Think about it. Learning doesn’t have an end date. It’s a process and continual. It is something that shifts, changes and evolves.
Learning is life.
The more we know and learn, the more we understand. The more we understand, the more we have the wisdom to choose to make our own paths towards our particular goals whatever they may be. However, while this is happening, the world around us is also changing and what we knew to be true yesterday, doesn’t hold true for tomorrow so we again revisit, reflect and reconsider and take action accordingly.
Learning is a continual.
Why Should Workers Have DIY Learning?
Think about it. Our workplaces are changing every single day.
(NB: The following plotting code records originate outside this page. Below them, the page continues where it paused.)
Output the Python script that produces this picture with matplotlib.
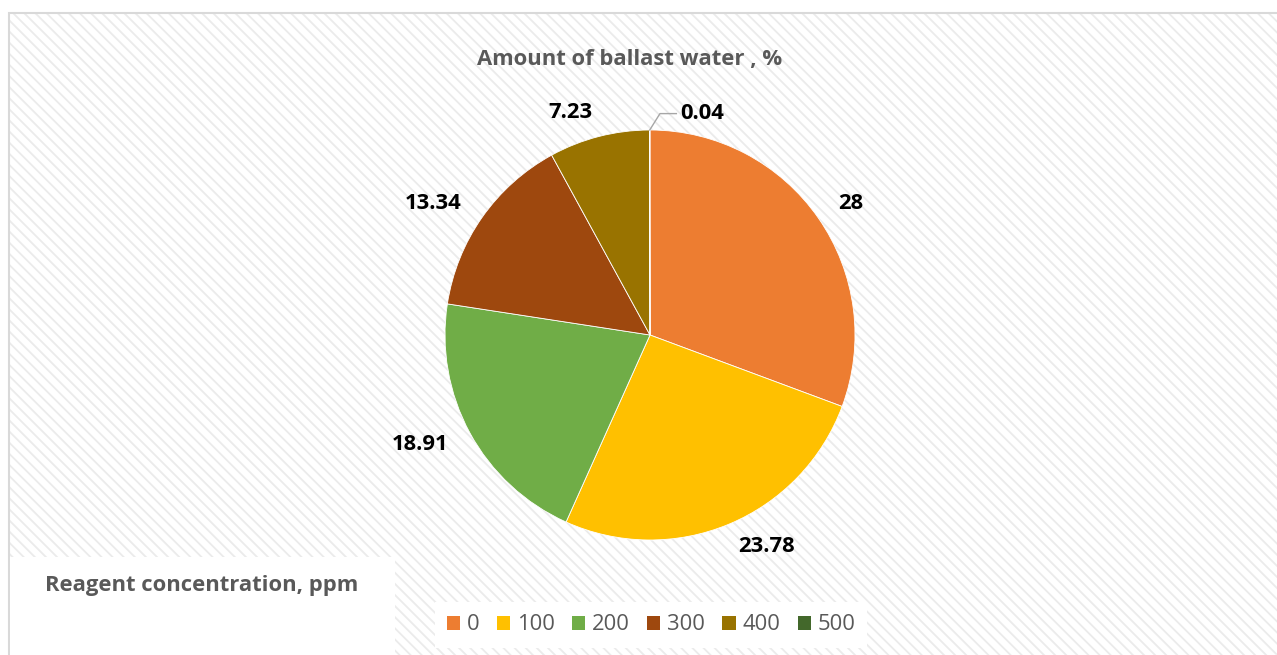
"""Pie chart: amount of ballast water (%) by reagent concentration (ppm)."""
import numpy as np
import matplotlib; matplotlib.use("Agg")
import matplotlib.pyplot as plt
from matplotlib.patches import Rectangle, Patch

concentrations = ["0", "100", "200", "300", "400", "500"]
ballast = [28, 23.78, 18.91, 13.34, 7.23, 0.04]
colors = ["#ED7D31", "#FFC000", "#70AD47", "#9E480E", "#997300", "#43682B"]

W, H = 1277, 655
GRAY = "#595959"
FS = 15.8
plt.rcParams["font.family"] = ["Open Sans", "DejaVu Sans"]
plt.rcParams["hatch.linewidth"] = 1.3

fig = plt.figure(figsize=(W / 100, H / 100), dpi=100)

# chart area with faint diagonal stripes
fig.patches.append(Rectangle((9 / W, 0), 1, 1 - 13 / H, transform=fig.transFigure,
                             facecolor="white", edgecolor="#ebebeb", lw=0,
                             hatch="\\\\\\", zorder=0))
fig.patches.append(Rectangle((9 / W, -0.01), 1, 1 - 13 / H + 0.01, transform=fig.transFigure,
                             facecolor="none", edgecolor="#d9d9d9", lw=1.5, zorder=1))
# white box behind the axis title
fig.patches.append(Rectangle((10 / W, -0.01), 385 / W, 98 / H + 0.01, transform=fig.transFigure,
                             facecolor="white", edgecolor="none", zorder=1))

# pie: centre (650, 335) px, radius 205 px
cx, cy, R, L = 650, 335, 205, 1.5
side = 2 * L * R
ax = fig.add_axes([(cx - side / 2) / W, (H - cy - side / 2) / H, side / W, side / H])
ax.set_zorder(3)
ax.patch.set_visible(False)
wedges, _ = ax.pie(ballast, colors=colors, startangle=90, counterclock=False,
                   wedgeprops=dict(edgecolor="white", linewidth=0.6))
ax.set_xlim(-L, L); ax.set_ylim(-L, L)

for w, v in zip(wedges, ballast):
    mid = np.deg2rad((w.theta1 + w.theta2) / 2)
    lab = f"{v:g}"
    if v < 1:
        # tiny slice: label with a leader line
        x0, y0 = np.cos(mid), np.sin(mid)
        ax.plot([x0, x0 + 0.05, x0 + 0.13], [y0, y0 + 0.08, y0 + 0.08],
                color="#a6a6a6", lw=1)
        ax.text(x0 + 0.15, y0 + 0.08, lab, ha="left", va="center",
                fontsize=FS, fontweight="bold", color="black")
        continue
    x, y = 1.12 * np.cos(mid), 1.12 * np.sin(mid)
    ax.text(x, y, lab, ha="left" if x > 0 else "right", va="center",
            fontsize=FS, fontweight="bold", color="black")

fig.text(630 / W, 1 - 60 / H, "Amount of ballast water , %", ha="center", va="center",
         fontsize=FS, fontweight="bold", color=GRAY)
fig.text(45 / W, 1 - 585 / H, "Reagent concentration, ppm", ha="left", va="center",
         fontsize=FS, fontweight="bold", color=GRAY)

handles = [Patch(facecolor=c, edgecolor="none") for c in colors]
leg = fig.legend(handles, concentrations, loc="center", bbox_to_anchor=(651 / W, 1 - 625 / H),
                 ncol=6, frameon=True, fancybox=False, framealpha=1, fontsize=FS,
                 handlelength=0.6, handleheight=0.6, handletextpad=0.3, columnspacing=0.8,
                 borderpad=0.55, labelcolor=GRAY)
leg.get_frame().set_edgecolor("none")
leg.get_frame().set_facecolor("white")

fig.savefig("out.png", dpi=100, facecolor="white")
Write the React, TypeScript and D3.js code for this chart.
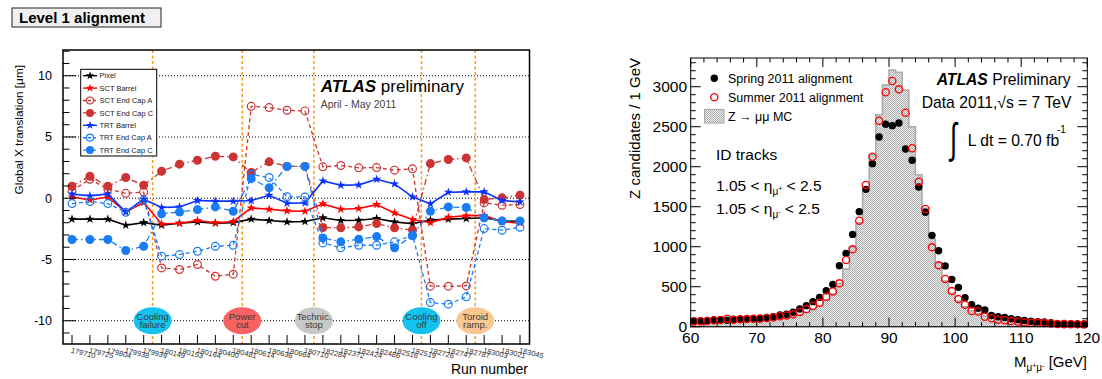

No more can someone say that they have a job for life nor claim that what they learned at school or university many years ago still has relevance for their work. Therefore, it’s up to every worker to take charge of their own learning and acquire new knowledge and skills and become self-directed or an “independent learner”.
By this I mean someone who takes the initiative, considers and creates their own learning goals, identifies the people and resources who can help achieve these and then sets about doing them all the while sharing their learning, making new networks of collaborators and friends along the way.
These people don’t rely only on organised formal education or corporate Learning and Development to tell them what this should look like. Sure, there are times and places for these but on the whole these people are the ones creating learning opportunities for themselves. They’re the ones going on a journey unsure where it will take them but at each step, they’ve come across people, content and resources that they add to their building structure which, over time, comes to reveal what it looks like.
So how about it?
What do you need “renovating” in your life and how will you set about learning more about it so that you can achieve your professional and personal goals?